- Written exercise
Reproduce the listing exactly and skip over any pictures.
____
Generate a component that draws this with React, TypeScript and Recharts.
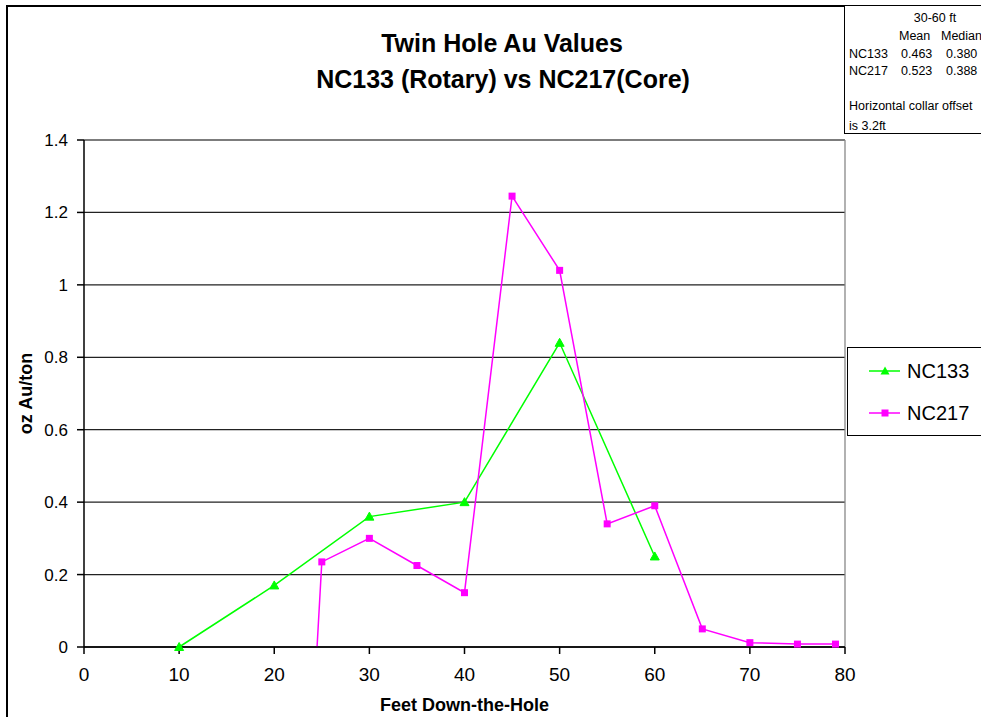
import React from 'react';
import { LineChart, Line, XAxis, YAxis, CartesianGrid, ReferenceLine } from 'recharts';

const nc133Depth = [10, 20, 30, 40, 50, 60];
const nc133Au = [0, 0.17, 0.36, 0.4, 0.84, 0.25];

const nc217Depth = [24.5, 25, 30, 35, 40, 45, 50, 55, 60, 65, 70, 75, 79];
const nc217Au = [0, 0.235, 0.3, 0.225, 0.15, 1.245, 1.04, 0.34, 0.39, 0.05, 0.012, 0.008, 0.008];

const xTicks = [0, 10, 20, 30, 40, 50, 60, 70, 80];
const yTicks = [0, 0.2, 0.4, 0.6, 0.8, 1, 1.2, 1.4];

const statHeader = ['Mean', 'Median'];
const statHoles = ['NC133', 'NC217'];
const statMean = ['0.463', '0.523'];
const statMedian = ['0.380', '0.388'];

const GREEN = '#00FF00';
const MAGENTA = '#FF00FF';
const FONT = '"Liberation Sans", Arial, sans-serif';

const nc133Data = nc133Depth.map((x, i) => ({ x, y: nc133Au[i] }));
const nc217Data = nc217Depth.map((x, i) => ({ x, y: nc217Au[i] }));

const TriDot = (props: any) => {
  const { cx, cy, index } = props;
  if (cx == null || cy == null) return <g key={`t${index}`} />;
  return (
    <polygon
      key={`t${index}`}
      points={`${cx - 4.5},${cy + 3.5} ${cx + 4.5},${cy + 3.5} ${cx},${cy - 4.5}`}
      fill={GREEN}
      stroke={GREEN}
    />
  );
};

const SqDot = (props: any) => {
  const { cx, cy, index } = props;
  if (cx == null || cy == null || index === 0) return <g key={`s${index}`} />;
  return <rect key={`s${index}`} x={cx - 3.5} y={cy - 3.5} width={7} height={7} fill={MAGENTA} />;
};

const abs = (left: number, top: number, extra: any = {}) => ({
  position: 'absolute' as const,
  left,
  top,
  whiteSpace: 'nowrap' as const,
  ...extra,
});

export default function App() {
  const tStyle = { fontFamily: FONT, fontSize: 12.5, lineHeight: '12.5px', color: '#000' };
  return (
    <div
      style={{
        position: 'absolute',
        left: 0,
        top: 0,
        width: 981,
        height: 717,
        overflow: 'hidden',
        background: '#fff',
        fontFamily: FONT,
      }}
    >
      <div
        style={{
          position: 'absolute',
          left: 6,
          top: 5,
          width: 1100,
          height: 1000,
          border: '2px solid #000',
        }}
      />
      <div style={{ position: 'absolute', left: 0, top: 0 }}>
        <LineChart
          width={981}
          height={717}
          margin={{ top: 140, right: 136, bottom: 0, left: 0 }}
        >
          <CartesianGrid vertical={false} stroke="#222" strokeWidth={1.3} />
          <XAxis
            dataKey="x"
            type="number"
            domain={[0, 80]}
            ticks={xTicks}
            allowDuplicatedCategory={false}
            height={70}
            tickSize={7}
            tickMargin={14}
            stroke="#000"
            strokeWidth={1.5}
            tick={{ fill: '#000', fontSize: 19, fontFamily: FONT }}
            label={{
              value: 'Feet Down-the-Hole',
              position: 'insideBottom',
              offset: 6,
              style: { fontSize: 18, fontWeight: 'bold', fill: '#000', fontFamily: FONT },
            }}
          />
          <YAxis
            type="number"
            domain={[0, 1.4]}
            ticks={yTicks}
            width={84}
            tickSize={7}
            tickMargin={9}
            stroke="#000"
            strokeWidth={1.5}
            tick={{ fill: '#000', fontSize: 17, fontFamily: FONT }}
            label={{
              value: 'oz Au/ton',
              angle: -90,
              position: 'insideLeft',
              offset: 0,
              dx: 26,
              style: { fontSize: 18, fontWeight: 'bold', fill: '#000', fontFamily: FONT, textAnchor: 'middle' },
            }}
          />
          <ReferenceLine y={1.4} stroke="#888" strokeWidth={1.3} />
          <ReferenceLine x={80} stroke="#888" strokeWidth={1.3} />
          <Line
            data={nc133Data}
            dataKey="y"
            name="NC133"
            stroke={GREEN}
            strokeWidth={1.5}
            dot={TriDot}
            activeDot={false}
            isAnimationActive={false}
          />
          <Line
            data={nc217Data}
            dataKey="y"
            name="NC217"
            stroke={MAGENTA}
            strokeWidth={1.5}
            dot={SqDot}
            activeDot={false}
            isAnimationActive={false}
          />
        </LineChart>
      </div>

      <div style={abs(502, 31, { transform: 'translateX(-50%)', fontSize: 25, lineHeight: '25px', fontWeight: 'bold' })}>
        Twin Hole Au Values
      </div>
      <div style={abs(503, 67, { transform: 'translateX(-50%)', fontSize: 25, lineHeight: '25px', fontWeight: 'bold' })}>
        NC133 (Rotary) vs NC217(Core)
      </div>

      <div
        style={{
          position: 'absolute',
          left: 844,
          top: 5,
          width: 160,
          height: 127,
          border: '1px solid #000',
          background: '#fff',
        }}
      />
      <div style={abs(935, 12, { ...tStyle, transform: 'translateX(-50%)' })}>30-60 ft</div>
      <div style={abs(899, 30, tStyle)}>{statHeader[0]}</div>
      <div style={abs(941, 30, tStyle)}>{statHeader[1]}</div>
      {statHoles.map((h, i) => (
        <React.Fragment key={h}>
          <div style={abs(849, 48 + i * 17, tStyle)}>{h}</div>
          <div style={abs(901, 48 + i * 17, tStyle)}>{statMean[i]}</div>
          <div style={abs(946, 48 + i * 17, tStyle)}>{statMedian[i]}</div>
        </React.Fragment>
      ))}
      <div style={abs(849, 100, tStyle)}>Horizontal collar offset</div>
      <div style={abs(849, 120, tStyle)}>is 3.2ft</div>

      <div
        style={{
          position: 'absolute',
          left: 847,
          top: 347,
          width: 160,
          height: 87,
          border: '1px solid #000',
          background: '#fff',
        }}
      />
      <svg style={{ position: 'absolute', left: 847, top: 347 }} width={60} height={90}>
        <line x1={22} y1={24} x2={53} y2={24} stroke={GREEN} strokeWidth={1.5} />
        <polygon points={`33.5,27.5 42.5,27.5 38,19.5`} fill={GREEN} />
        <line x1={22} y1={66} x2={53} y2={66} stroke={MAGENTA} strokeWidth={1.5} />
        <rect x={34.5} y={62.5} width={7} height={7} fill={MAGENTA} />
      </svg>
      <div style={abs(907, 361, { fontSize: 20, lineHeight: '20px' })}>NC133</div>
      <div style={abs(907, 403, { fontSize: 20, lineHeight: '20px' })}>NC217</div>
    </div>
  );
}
____
- Task solution
Generate a component that draws this with React, TypeScript and Recharts.
import React from 'react';
import { LineChart, Line, XAxis, YAxis, CartesianGrid, ReferenceLine } from 'recharts';

const nc133Depth = [10, 20, 30, 40, 50, 60];
const nc133Au = [0, 0.17, 0.36, 0.4, 0.84, 0.25];

const nc217Depth = [24.5, 25, 30, 35, 40, 45, 50, 55, 60, 65, 70, 75, 79];
const nc217Au = [0, 0.235, 0.3, 0.225, 0.15, 1.245, 1.04, 0.34, 0.39, 0.05, 0.012, 0.008, 0.008];

const xTicks = [0, 10, 20, 30, 40, 50, 60, 70, 80];
const yTicks = [0, 0.2, 0.4, 0.6, 0.8, 1, 1.2, 1.4];

const statHeader = ['Mean', 'Median'];
const statHoles = ['NC133', 'NC217'];
const statMean = ['0.463', '0.523'];
const statMedian = ['0.380', '0.388'];

const GREEN = '#00FF00';
const MAGENTA = '#FF00FF';
const FONT = '"Liberation Sans", Arial, sans-serif';

const nc133Data = nc133Depth.map((x, i) => ({ x, y: nc133Au[i] }));
const nc217Data = nc217Depth.map((x, i) => ({ x, y: nc217Au[i] }));

const TriDot = (props: any) => {
  const { cx, cy, index } = props;
  if (cx == null || cy == null) return <g key={`t${index}`} />;
  return (
    <polygon
      key={`t${index}`}
      points={`${cx - 4.5},${cy + 3.5} ${cx + 4.5},${cy + 3.5} ${cx},${cy - 4.5}`}
      fill={GREEN}
      stroke={GREEN}
    />
  );
};

const SqDot = (props: any) => {
  const { cx, cy, index } = props;
  if (cx == null || cy == null || index === 0) return <g key={`s${index}`} />;
  return <rect key={`s${index}`} x={cx - 3.5} y={cy - 3.5} width={7} height={7} fill={MAGENTA} />;
};

const abs = (left: number, top: number, extra: any = {}) => ({
  position: 'absolute' as const,
  left,
  top,
  whiteSpace: 'nowrap' as const,
  ...extra,
});

export default function App() {
  const tStyle = { fontFamily: FONT, fontSize: 12.5, lineHeight: '12.5px', color: '#000' };
  return (
    <div
      style={{
        position: 'absolute',
        left: 0,
        top: 0,
        width: 981,
        height: 717,
        overflow: 'hidden',
        background: '#fff',
        fontFamily: FONT,
      }}
    >
      <div
        style={{
          position: 'absolute',
          left: 6,
          top: 5,
          width: 1100,
          height: 1000,
          border: '2px solid #000',
        }}
      />
      <div style={{ position: 'absolute', left: 0, top: 0 }}>
        <LineChart
          width={981}
          height={717}
          margin={{ top: 140, right: 136, bottom: 0, left: 0 }}
        >
          <CartesianGrid vertical={false} stroke="#222" strokeWidth={1.3} />
          <XAxis
            dataKey="x"
            type="number"
            domain={[0, 80]}
            ticks={xTicks}
            allowDuplicatedCategory={false}
            height={70}
            tickSize={7}
            tickMargin={14}
            stroke="#000"
            strokeWidth={1.5}
            tick={{ fill: '#000', fontSize: 19, fontFamily: FONT }}
            label={{
              value: 'Feet Down-the-Hole',
              position: 'insideBottom',
              offset: 6,
              style: { fontSize: 18, fontWeight: 'bold', fill: '#000', fontFamily: FONT },
            }}
          />
          <YAxis
            type="number"
            domain={[0, 1.4]}
            ticks={yTicks}
            width={84}
            tickSize={7}
            tickMargin={9}
            stroke="#000"
            strokeWidth={1.5}
            tick={{ fill: '#000', fontSize: 17, fontFamily: FONT }}
            label={{
              value: 'oz Au/ton',
              angle: -90,
              position: 'insideLeft',
              offset: 0,
              dx: 26,
              style: { fontSize: 18, fontWeight: 'bold', fill: '#000', fontFamily: FONT, textAnchor: 'middle' },
            }}
          />
          <ReferenceLine y={1.4} stroke="#888" strokeWidth={1.3} />
          <ReferenceLine x={80} stroke="#888" strokeWidth={1.3} />
          <Line
            data={nc133Data}
            dataKey="y"
            name="NC133"
            stroke={GREEN}
            strokeWidth={1.5}
            dot={TriDot}
            activeDot={false}
            isAnimationActive={false}
          />
          <Line
            data={nc217Data}
            dataKey="y"
            name="NC217"
            stroke={MAGENTA}
            strokeWidth={1.5}
            dot={SqDot}
            activeDot={false}
            isAnimationActive={false}
          />
        </LineChart>
      </div>

      <div style={abs(502, 31, { transform: 'translateX(-50%)', fontSize: 25, lineHeight: '25px', fontWeight: 'bold' })}>
        Twin Hole Au Values
      </div>
      <div style={abs(503, 67, { transform: 'translateX(-50%)', fontSize: 25, lineHeight: '25px', fontWeight: 'bold' })}>
        NC133 (Rotary) vs NC217(Core)
      </div>

      <div
        style={{
          position: 'absolute',
          left: 844,
          top: 5,
          width: 160,
          height: 127,
          border: '1px solid #000',
          background: '#fff',
        }}
      />
      <div style={abs(935, 12, { ...tStyle, transform: 'translateX(-50%)' })}>30-60 ft</div>
      <div style={abs(899, 30, tStyle)}>{statHeader[0]}</div>
      <div style={abs(941, 30, tStyle)}>{statHeader[1]}</div>
      {statHoles.map((h, i) => (
        <React.Fragment key={h}>
          <div style={abs(849, 48 + i * 17, tStyle)}>{h}</div>
          <div style={abs(901, 48 + i * 17, tStyle)}>{statMean[i]}</div>
          <div style={abs(946, 48 + i * 17, tStyle)}>{statMedian[i]}</div>
        </React.Fragment>
      ))}
      <div style={abs(849, 100, tStyle)}>Horizontal collar offset</div>
      <div style={abs(849, 120, tStyle)}>is 3.2ft</div>

      <div
        style={{
          position: 'absolute',
          left: 847,
          top: 347,
          width: 160,
          height: 87,
          border: '1px solid #000',
          background: '#fff',
        }}
      />
      <svg style={{ position: 'absolute', left: 847, top: 347 }} width={60} height={90}>
        <line x1={22} y1={24} x2={53} y2={24} stroke={GREEN} strokeWidth={1.5} />
        <polygon points={`33.5,27.5 42.5,27.5 38,19.5`} fill={GREEN} />
        <line x1={22} y1={66} x2={53} y2={66} stroke={MAGENTA} strokeWidth={1.5} />
        <rect x={34.5} y={62.5} width={7} height={7} fill={MAGENTA} />
      </svg>
      <div style={abs(907, 361, { fontSize: 20, lineHeight: '20px' })}>NC133</div>
      <div style={abs(907, 403, { fontSize: 20, lineHeight: '20px' })}>NC217</div>
    </div>
  );
}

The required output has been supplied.